August 8, 2011

WHY WON'T THEY VOTE FOR US?:

Leap of Faith: The making of a Republican front-runner. (Ryan Lizza, August 15, 2011, The New Yorker)

Bachmann's comment about slavery was not a gaffe. It is, as she would say, a world view. In "Christianity and the Constitution," the book she worked on with Eidsmoe, her law-school mentor, he argues that John Jay, Alexander Hamilton, and John Adams "expressed their abhorrence for the institution" and explains that "many Christians opposed slavery even though they owned slaves." They didn't free their slaves, he writes, because of their benevolence. "It might be very difficult for a freed slave to make a living in that economy; under such circumstances setting slaves free was both inhumane and irresponsible."

While looking over Bachmann's State Senate campaign Web site, I stumbled upon a list of book recommendations. The third book on the list, which appeared just before the Declaration of Independence and George Washington's Farewell Address, is a 1997 biography of Robert E. Lee by J. Steven Wilkins.

Wilkins is the leading proponent of the theory that the South was an orthodox Christian nation unjustly attacked by the godless North. This revisionist take on the Civil War, known as the "theological war" thesis, had little resonance outside a small group of Southern historians until the mid-twentieth century, when Rushdoony and others began to popularize it in evangelical circles. In the book, Wilkins condemns "the radical abolitionists of New England" and writes that "most southerners strove to treat their slaves with respect and provide them with a sufficiency of goods for a comfortable, though--by modern standards--spare existence."

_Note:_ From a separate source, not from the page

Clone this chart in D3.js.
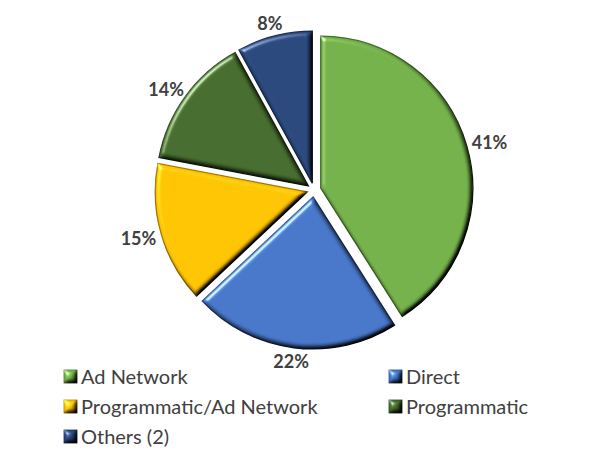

African slaves brought to America, he argues, were essentially lucky: "Africa, like any other pagan country, was permeated by the cruelty and barbarism typical of unbelieving cultures." Echoing Eidsmoe, Wilkins also approvingly cites Lee's insistence that abolition could not come until "the sanctifying effects of Christianity" had time "to work in the black race and fit its people for freedom."

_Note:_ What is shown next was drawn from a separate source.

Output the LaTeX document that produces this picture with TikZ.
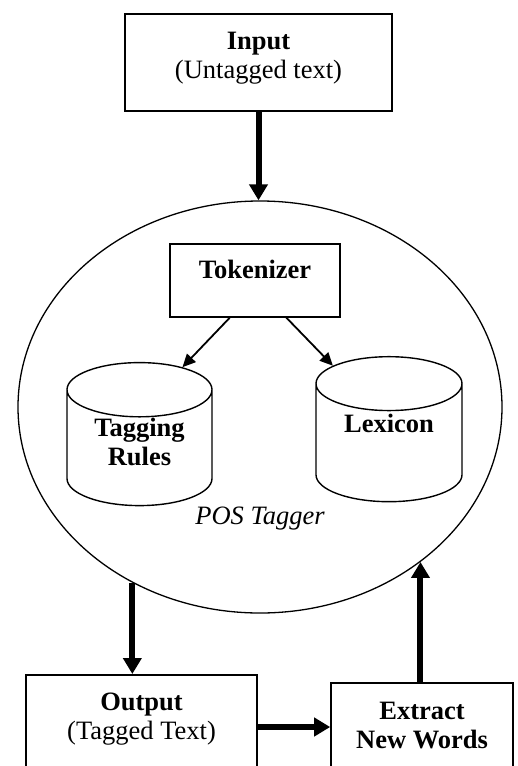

In his chapter on race relations in the antebellum South, Wilkins writes:


Slavery, as it operated in the pervasively Christian society which was the old South, was not an adversarial relationship founded upon racial animosity. In fact, it bred on the whole, not contempt, but, over time, mutual respect. This produced a mutual esteem of the sort that always results when men give themselves to a common cause. The credit for this startling reality must go to the Christian faith. . . . The unity and companionship that existed between the races in the South prior to the war was the fruit of a common faith.

For several years, the book, which Bachmann's campaign declined to discuss with me, was listed on her Web site, under the heading "Michele's Must Read List."


Sadly, our slavery was chattel rather than classical.